Seriously, i have seen two threads that got attention. Can't we delete these and mine in a few days.

While many don't understand ads, its simply an extremely basic code pulling data from the current page it finds its programable code sitting on. I.E. on a canon driven forum, if a topic has Nikon, or Minolta topic the add may decide to pull from the minolta or nikon content producing a competitors advertisement on the very content its producing. 

IM NEW TO THE SITE, BUT I WOULD NEVER BLAME CR FOR THE AD....spend time posting better content, instead of, "Hey why did cr promote....." for example, why did cr promote rather camera or nikon in ads on there site...............


enough already?


----------



## Mt Spokane Photography (Mar 25, 2012)

Google is very clever, they actually serve ads to match your individual browsing profile and are very accurate at showing something you have shown interest in previously. Thus, one person may see a ad that others haven't just because of what he has used google to search for in the past. Any ad they have that is considered similar, they throw in.

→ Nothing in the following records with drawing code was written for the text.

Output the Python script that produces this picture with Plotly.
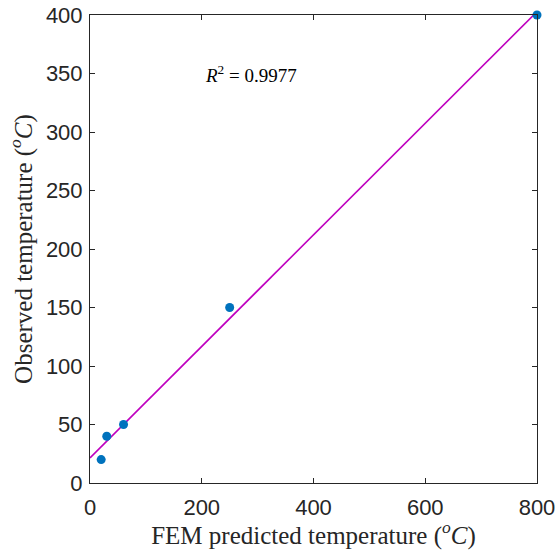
import numpy as np
import plotly.graph_objects as go

# FEM predicted vs observed temperatures (°C)
fem_predicted = [20, 30, 60, 250, 800]
observed = [20, 40, 50, 150, 400]

x_ticks = [0, 200, 400, 600, 800]
y_ticks = [0, 50, 100, 150, 200, 250, 300, 350, 400]

# least-squares linear fit and coefficient of determination
xa = np.array(fem_predicted, dtype=float)
ya = np.array(observed, dtype=float)
slope, intercept = np.polyfit(xa, ya, 1)
r2 = np.corrcoef(xa, ya)[0, 1] ** 2
fit_x = np.array([0.0, 800.0])
fit_y = slope * fit_x + intercept

axis_color = "#262626"
tick_font = dict(family="Liberation Sans, Arial, sans-serif", size=22, color=axis_color)
title_font = dict(family="Liberation Serif, Times New Roman, serif", size=25, color=axis_color)

fig = go.Figure()
fig.add_trace(go.Scatter(
    x=fit_x, y=fit_y, mode="lines",
    line=dict(color="#BF00BF", width=1.6),
    showlegend=False, hoverinfo="skip",
))
fig.add_trace(go.Scatter(
    x=fem_predicted, y=observed, mode="markers",
    marker=dict(color="#0072BD", size=9),
    cliponaxis=False, showlegend=False,
))

fig.add_annotation(
    x=288, y=350, xref="x", yref="y", showarrow=False,
    text=f"<i>R</i><sup>2</sup>&nbsp;=&nbsp;{r2:.4f}",
    font=dict(family="Liberation Serif, Times New Roman, serif", size=19, color="black"),
)

fig.update_xaxes(
    range=[0, 800], tickvals=x_ticks, ticktext=[str(v) for v in x_ticks],
    ticks="inside", ticklen=5, tickcolor=axis_color, tickwidth=1,
    showline=True, linecolor=axis_color, linewidth=1, mirror="allticks",
    showgrid=False, zeroline=False, tickfont=tick_font, automargin=False,
    ticklabelstandoff=5,
    title=dict(text="FEM predicted temperature (<i><sup>o</sup>C</i>)", font=title_font, standoff=1),
)
fig.update_yaxes(
    range=[0, 400], tickvals=y_ticks, ticktext=[str(v) for v in y_ticks],
    ticks="inside", ticklen=5, tickcolor=axis_color, tickwidth=1,
    showline=True, linecolor=axis_color, linewidth=1, mirror="allticks",
    showgrid=False, zeroline=False, tickfont=tick_font, automargin=False,
    ticklabelstandoff=2,
    title=dict(text="Observed temperature (<i><sup>o</sup>C</i>)", font=title_font, standoff=6),
)

fig.update_layout(
    width=560, height=550,
    margin=dict(l=90, r=23, t=15, b=67),
    plot_bgcolor="white", paper_bgcolor="white",
)

fig.write_html("out.html")
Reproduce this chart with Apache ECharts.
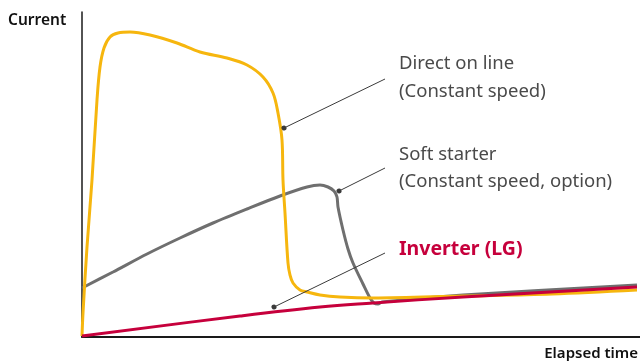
<!DOCTYPE html>
<html>
<head>
<meta charset="utf-8">
<script src="https://cdn.jsdelivr.net/npm/echarts@6/dist/echarts.min.js"></script>
<style>
  html, body { margin: 0; padding: 0; background: #fff; }
  #chart { width: 640px; height: 362px; }
</style>
</head>
<body>
<div id="chart"></div>
<script>
// elapsed time / current, arbitrary units
const directOnLine = [
  [0, 1], [1, 24], [5, 90], [10, 157], [15, 237], [18, 270], [22, 289], [28, 300],
  [36, 304], [48, 305], [68, 302], [95, 294], [118, 285], [145, 279], [165, 272],
  [181, 260], [191, 244], [196, 224], [200, 197], [201, 157], [203, 124], [206, 74],
  [208, 62], [211, 54], [218, 47], [225, 45], [238, 42], [258, 40], [291, 39],
  [381, 41], [470, 43], [555, 47]
]
const softStarter = [
  [0, 49], [31, 65], [65, 83], [98, 99], [131, 114], [165, 128], [198, 141],
  [225, 150], [238, 152], [246, 150], [252, 146], [255, 140], [256, 130],
  [261, 107], [266, 88], [271, 74], [281, 53], [288, 39],
  [292, 34], [296, 33], [300, 35], [381, 42], [555, 52]
]
const inverter = [
  [0, 1], [158, 21], [238, 30], [291, 34], [381, 40], [555, 50]
]

// leader lines: [dot on curve, outer end]
const dolLeader = [[202, 209], [303, 258]]
const softLeader = [[257, 146], [303, 169]]
const invLeader = [[192, 30], [303, 84]]

// label anchors (left x, centre y of each text line)
const dolText = { x: 317, lines: [[273, 'Direct on line'], [245, '(Constant speed)']] }
const softText = { x: 317, lines: [[182, 'Soft starter'], [155, '(Constant speed, option)']] }
const invText = { x: 317, lines: [[88, 'Inverter (LG)']] }

const yellow = '#F6B60E'
const gray = '#6f6f6f'
const red = '#C6003C'
const textGray = '#4a4a4a'

const chart = echarts.init(document.getElementById('chart'))

function leader(pts) {
  return {
    silent: true,
    animation: false,
    symbol: ['circle', 'none'],
    symbolSize: 5,
    lineStyle: { color: '#3a3a3a', width: 1, type: 'solid' },
    label: { show: false },
    emphasis: { disabled: true },
    data: [[{ coord: pts[0] }, { coord: pts[1] }]]
  }
}

chart.setOption({
  animation: false,
  grid: { left: 82, right: 0, top: 12, bottom: 25 },
  xAxis: {
    type: 'value', min: 0, max: 558,
    axisLine: { show: true, onZero: false, lineStyle: { color: '#1a1a1a', width: 2 } },
    axisTick: { show: false }, axisLabel: { show: false }, splitLine: { show: false }
  },
  yAxis: {
    type: 'value', min: 0, max: 325,
    axisLine: { show: true, onZero: false, lineStyle: { color: '#1a1a1a', width: 1.5 } },
    axisTick: { show: false }, axisLabel: { show: false }, splitLine: { show: false }
  },
  series: [
    {
      name: 'Soft starter', type: 'line', data: softStarter, smooth: 0.3,
      showSymbol: false, z: 2,
      lineStyle: { color: gray, width: 3 },
      markLine: leader(softLeader)
    },
    {
      name: 'Direct on line', type: 'line', data: directOnLine, smooth: 0.35,
      showSymbol: false, z: 3,
      lineStyle: { color: yellow, width: 3 },
      markLine: leader(dolLeader)
    },
    {
      name: 'Inverter (LG)', type: 'line', data: inverter, smooth: 0.4,
      showSymbol: false, z: 4,
      lineStyle: { color: red, width: 3 },
      markLine: leader(invLeader)
    }
  ]
})

function textEls(block, color, weight, size) {
  return block.lines.map(function (l) {
    const p = chart.convertToPixel({ gridIndex: 0 }, [block.x, l[0]])
    return {
      type: 'text', x: p[0], y: p[1], silent: true,
      style: {
        text: l[1], fill: color, font: weight + ' ' + size + 'px "Noto Sans", sans-serif',
        textVerticalAlign: 'middle', textAlign: 'left'
      }
    }
  })
}

chart.setOption({
  graphic: [].concat(
    textEls(dolText, textGray, 'normal', 18.5),
    textEls(softText, textGray, 'normal', 18.5),
    textEls(invText, red, 'bold', 19.5),
    [
      {
        type: 'text', x: 8, y: 21, silent: true,
        style: { text: 'Current', fill: '#111', font: '600 15.5px "Noto Sans", sans-serif', textVerticalAlign: 'middle' }
      },
      {
        type: 'text', x: 638, y: 354, silent: true,
        style: { text: 'Elapsed time', fill: '#111', font: '600 15px "Noto Sans", sans-serif', textVerticalAlign: 'middle', textAlign: 'right' }
      }
    ]
  )
})
</script>
</body>
</html>
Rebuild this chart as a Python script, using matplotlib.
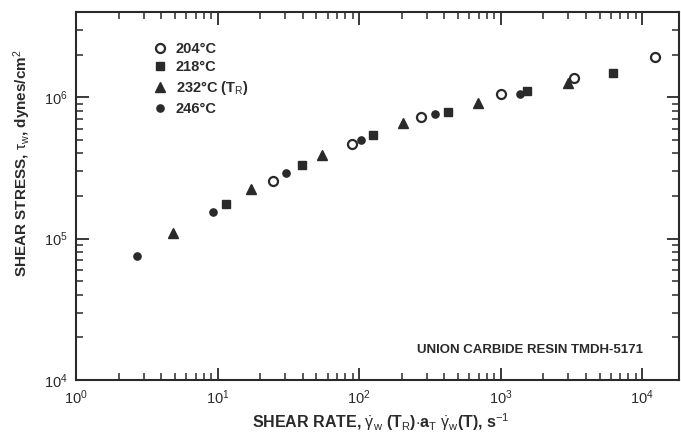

For Example, I'm retired, and AARP ads pop up frequently.


----------



## mrian (Mar 28, 2012)

oddly enough, i always see a nikon ad. is it a sign?


----------



## zim (Mar 28, 2012)

Oh dear I feel like a failure, nothing to do with photography...... ah well at least it's not porn ;D ;D ;D


----------



## Mt Spokane Photography (Mar 28, 2012)

mrian said:


> oddly enough, i always see a nikon ad. is it a sign?


 
I've never seen a Nikon Ad on CL. I don't visit sites like that ;D


----------



## Bridge (Mar 28, 2012)

zim said:


> Oh dear I feel like a failure, nothing to do with photography...... ah well at least it's not porn ;D ;D ;D



use this: http://adblockplus.org/en/


----------



## JRS (Mar 28, 2012)

Bridge said:


> zim said:
> 
> 
> > Oh dear I feel like a failure, nothing to do with photography...... ah well at least it's not porn ;D ;D ;D
> ...



Great tip! Thanks!!


----------



## marekjoz (Mar 28, 2012)

mrian said:


> oddly enough, i always see a nikon ad. is it a sign?



Several people must had to answer: "On Canonrumors.com" for the question: "Where did you hear about D800" when asked while buying it online


----------